Work to do
Some lines of these records may hold the word "this"; state how many, using only the number.

The records

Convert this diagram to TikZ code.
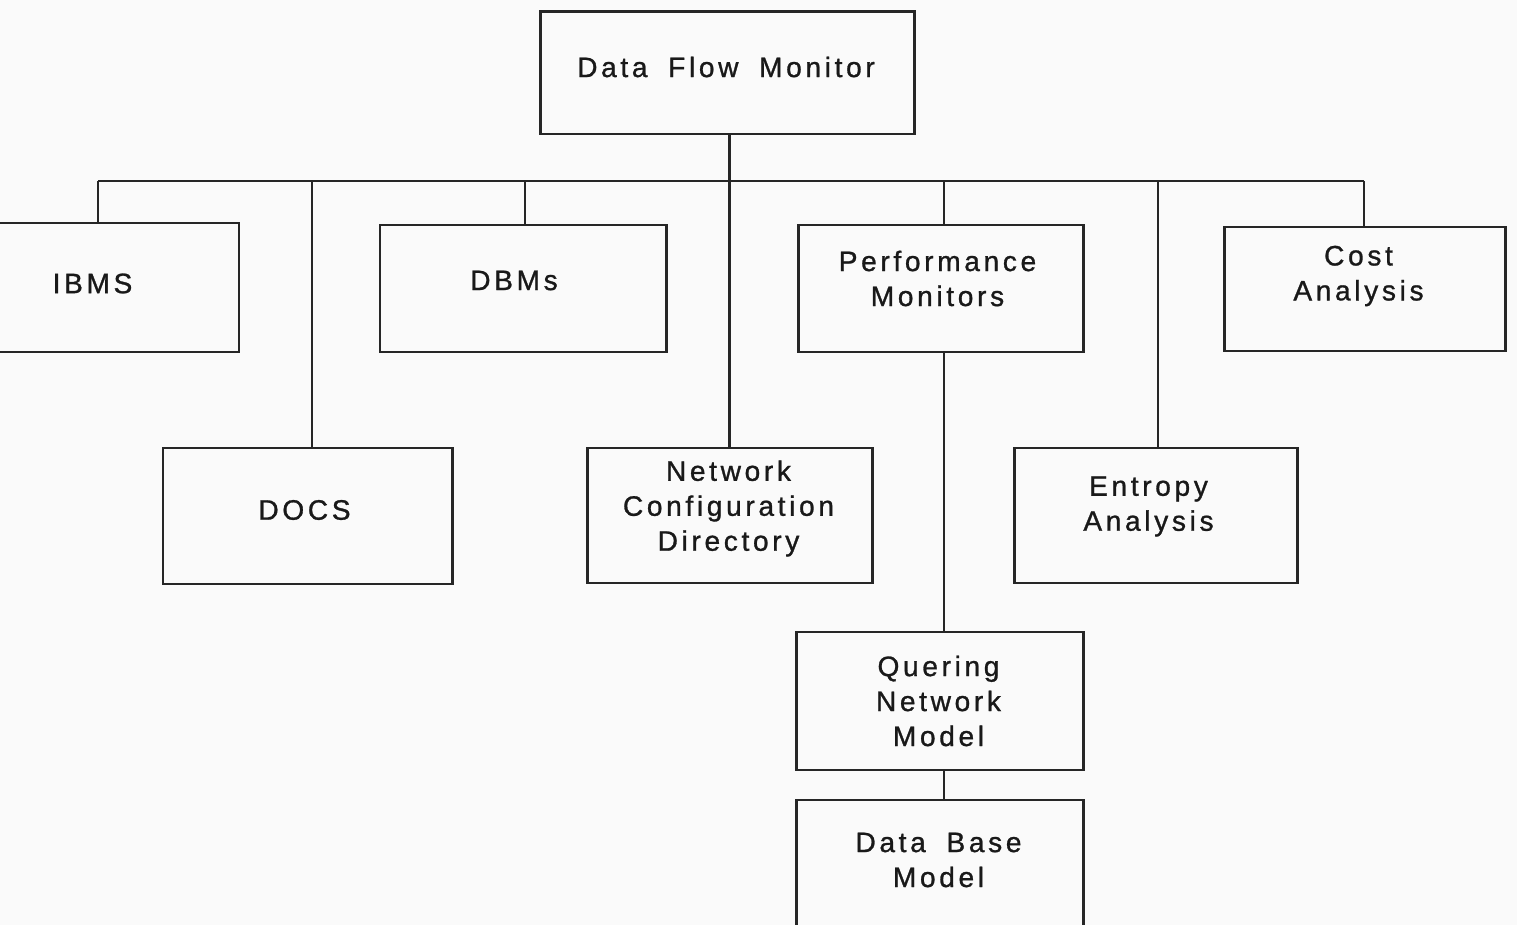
\documentclass[tikz,border=0pt]{standalone}
\usepackage{fontspec}
\setmainfont[LetterSpace=13,WordSpace=1.8,FakeBold=1]{Liberation Sans}
\begin{document}
\begin{tikzpicture}[x=0.02cm,y=-0.02cm,
  box/.style={draw=black!85,line width=1.7pt,fill=none,inner sep=0pt},
  txt/.style={align=center,font=\fontsize{16}{19.9}\selectfont,inner sep=0pt,text=black!90},
  conn/.style={draw=black!85,line width=1.3pt}]
\fill[black!2] (0,0) rectangle (1517,925);
\useasboundingbox (0,0) rectangle (1517,925);
\node[box,minimum width=374*0.02cm,minimum height=122*0.02cm,
  label={[txt,xshift=-1*0.02cm,yshift=6*0.02cm]center:Data Flow Monitor}] (dfm) at (727,73) {};
\node[box,minimum width=249*0.02cm,minimum height=129*0.02cm,
  label={[txt,xshift=-22*0.02cm,yshift=4*0.02cm]center:IBMS}] (ibms) at (114.5,287.5) {};
\node[box,minimum width=286*0.02cm,minimum height=127*0.02cm,
  label={[txt,xshift=-9*0.02cm,yshift=8*0.02cm]center:DBMs}] (dbms) at (523,288.5) {};
\node[box,minimum width=285*0.02cm,minimum height=127*0.02cm,
  label={[txt,xshift=-3*0.02cm,yshift=10*0.02cm]center:Performance\\Monitors}] (perf) at (940.5,288.5) {};
\node[box,minimum width=281*0.02cm,minimum height=124*0.02cm,
  label={[txt,xshift=-6*0.02cm,yshift=13*0.02cm]center:Cost\\Analysis}] (cost) at (1364.5,289) {};
\node[box,minimum width=289*0.02cm,minimum height=136*0.02cm,
  label={[txt,xshift=-3*0.02cm,yshift=6*0.02cm]center:DOCS}] (docs) at (307.5,516) {};
\node[box,minimum width=285*0.02cm,minimum height=135*0.02cm,
  label={[txt,xshift=-1*0.02cm,yshift=7*0.02cm]center:Network\\Configuration\\Directory}] (ncd) at (729.5,515.5) {};
\node[box,minimum width=283*0.02cm,minimum height=135*0.02cm,
  label={[txt,xshift=-7*0.02cm,yshift=9*0.02cm]center:Entropy\\Analysis}] (ent) at (1155.5,515.5) {};
\node[box,minimum width=287*0.02cm,minimum height=138*0.02cm,
  label={[txt,xshift=-1*0.02cm,yshift=0*0.02cm]center:Quering\\Network\\Model}] (qnm) at (939.5,701) {};
\node[box,minimum width=287*0.02cm,minimum height=140*0.02cm,
  label={[txt,xshift=-1*0.02cm,yshift=10*0.02cm]center:Data Base\\Model}] (dbm) at (939.5,870) {};
\coordinate (busL) at (98,181);
\coordinate (busR) at (1364,181);
\draw[conn] (busL) -- (busR);
\draw[conn] (ncd.north) -- (ncd.north |- dfm.south);
\draw[conn] (busL) -- (busL |- ibms.north);
\draw[conn] (docs.north -| 312,0) -- (312,181);
\draw[conn] (dbms.north -| 525,0) -- (525,181);
\draw[conn] (perf.north -| 944,0) -- (944,181);
\draw[conn] (ent.north -| 1158,0) -- (1158,181);
\draw[conn] (busR) -- (busR |- cost.north);
\draw[conn] (perf.south -| 944,0) -- (qnm.north -| 944,0);
\draw[conn] (qnm.south -| 944,0) -- (dbm.north -| 944,0);
\end{tikzpicture}
\end{document}
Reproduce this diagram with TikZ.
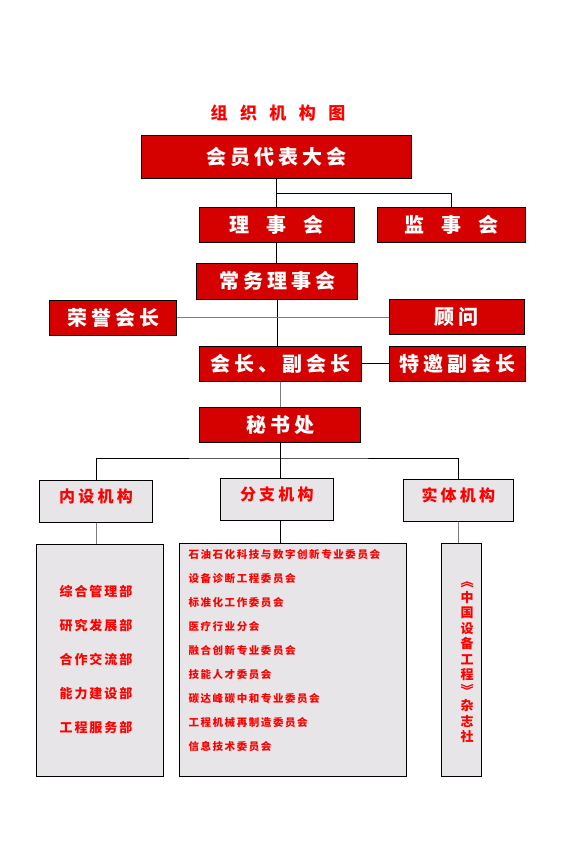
\documentclass[tikz,border=0pt]{standalone}
\usepackage{fontspec}
\usepackage{tikz}
\usetikzlibrary{positioning}
\newfontfamily\cjkwide[LetterSpace=20]{Noto Sans CJK SC}
\newfontfamily\cjktight[LetterSpace=15]{Noto Sans CJK SC}
\newfontfamily\cjktitle[LetterSpace=73]{Noto Sans CJK SC}
\newfontfamily\cjk{Noto Sans CJK SC}
\definecolor{boxred}{RGB}{213,0,0}
\definecolor{boxgray}{RGB}{231,229,231}
\definecolor{txtred}{RGB}{255,0,0}
\definecolor{linegray}{RGB}{125,125,125}
\def\gap{\hspace{17pt}}

\begin{document}
\begin{tikzpicture}[
    x=1pt, y=-1pt,
    redbox/.style={draw=black, fill=boxred, text=white, line width=0.9pt, inner sep=0pt,
        font=\cjkwide\bfseries\fontsize{20}{20}\selectfont},
    graybox/.style={draw=black, fill=boxgray, text=txtred, line width=0.9pt, inner sep=0pt,
        text height=11pt, text depth=9pt,
        font=\cjkwide\bfseries\fontsize{16}{16}\selectfont},
    listbox/.style={draw=black, fill=boxgray, line width=0.9pt, inner sep=0pt},
    link/.style={line width=0.9pt},
    glink/.style={line width=0.9pt, draw=linegray}
]
\useasboundingbox (0,0) rectangle (565,845);

% title
\node[text=txtred, font=\cjktitle\bfseries\fontsize{17}{17}\selectfont] (title) at (278,113) {组织机构图};

% top levels
\node[redbox, minimum width=270pt, minimum height=43pt] (hy) at (276,156.5) {会员代表大会};
\node[redbox, minimum width=155pt, minimum height=35pt] (lsh) at (276.8,224.8) {理\gap 事\gap 会};
\node[redbox, minimum width=148pt, minimum height=35pt] (jsh) at (451,224.5) {监\gap 事\gap 会};
\node[redbox, minimum width=160.6pt, minimum height=36pt] (cw) at (277,281.3) {常务理事会};
\node[redbox, minimum width=127.4pt, minimum height=35pt] (ry) at (113,317.8) {荣誉会长};
\node[redbox, minimum width=135pt, minimum height=35pt] (gw) at (456.8,316.8) {顾问};
\node[redbox, minimum width=162pt, minimum height=35pt] (hz) at (280.3,363.8) {会长、副会长};
\node[redbox, minimum width=136pt, minimum height=35pt] (ty) at (457.3,363.8) {特邀副会长};
\node[redbox, minimum width=161.4pt, minimum height=35pt] (ms) at (280,424.8) {秘书处};

% second level
\node[graybox, minimum width=113.4pt, minimum height=42pt] (ns) at (96,501.3) {内设机构};
\node[graybox, minimum width=113pt, minimum height=42pt] (fz) at (276.8,499.3) {分支机构};
\node[graybox, minimum width=110pt, minimum height=42pt] (st) at (458.3,500.3) {实体机构};

% lists
\node[listbox, minimum width=126.6pt, minimum height=231.7pt] (nsl) at (100,660.2) {};
\node[listbox, minimum width=227.4pt, minimum height=232.7pt] (fzl) at (293,659.7) {};
\node[listbox, minimum width=40pt, minimum height=232.7pt] (stl) at (461.7,659.7) {};

\node[text=txtred, align=center, inner sep=0pt,
    font=\cjktight\bfseries\fontsize{13}{34}\selectfont] (nstext) at (96,659.4)
    {综合管理部\\研究发展部\\合作交流部\\能力建设部\\工程服务部};
\node[text=txtred, align=left, anchor=west, inner sep=0pt,
    font=\cjktight\bfseries\fontsize{10.5}{24}\selectfont] (fztext) at (188.3,651)
    {石油石化科技与数字创新专业委员会\\设备诊断工程委员会\\标准化工作委员会\\医疗行业分会\\融合创新专业委员会\\技能人才委员会\\碳达峰碳中和专业委员会\\工程机械再制造委员会\\信息技术委员会};
\node[text=txtred, align=center, inner sep=0pt,
    font=\cjk\bfseries\fontsize{13}{15.5}\selectfont] (sttext) at (467,662.5)
    {︽\\中\\国\\设\\备\\工\\程\\︾\\杂\\志\\社};

% connectors
\coordinate (b1) at (276.5,193);
\coordinate (bus) at (280,458);
\draw[link] (hy.south) -- (hy.south |- lsh.north);
\draw[link] (b1) -| (jsh.north);
\draw[link] (lsh.south) -- (lsh.south |- cw.north);
\draw[link] (cw.south) -- (cw.south |- hz.north);
\draw[glink] (ry.east) -- (ry.east -| gw.west);
\draw[link] (hz.east) -- (ty.west);
\draw[glink] (hz.south) -- (hz.south |- ms.north);
\draw[link] (ms.south) -- (ms.south |- fz.north);
\draw[link] (ns.north) |- (bus) -| (st.north);
\draw[glink] (ns.south) -- (ns.south |- nsl.north);
\draw[link] (ms.south |- fz.south) -- (ms.south |- fzl.north);
\draw[glink] (st.south) -- (st.south |- stl.north);
\end{tikzpicture}
\end{document}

Finished answer
2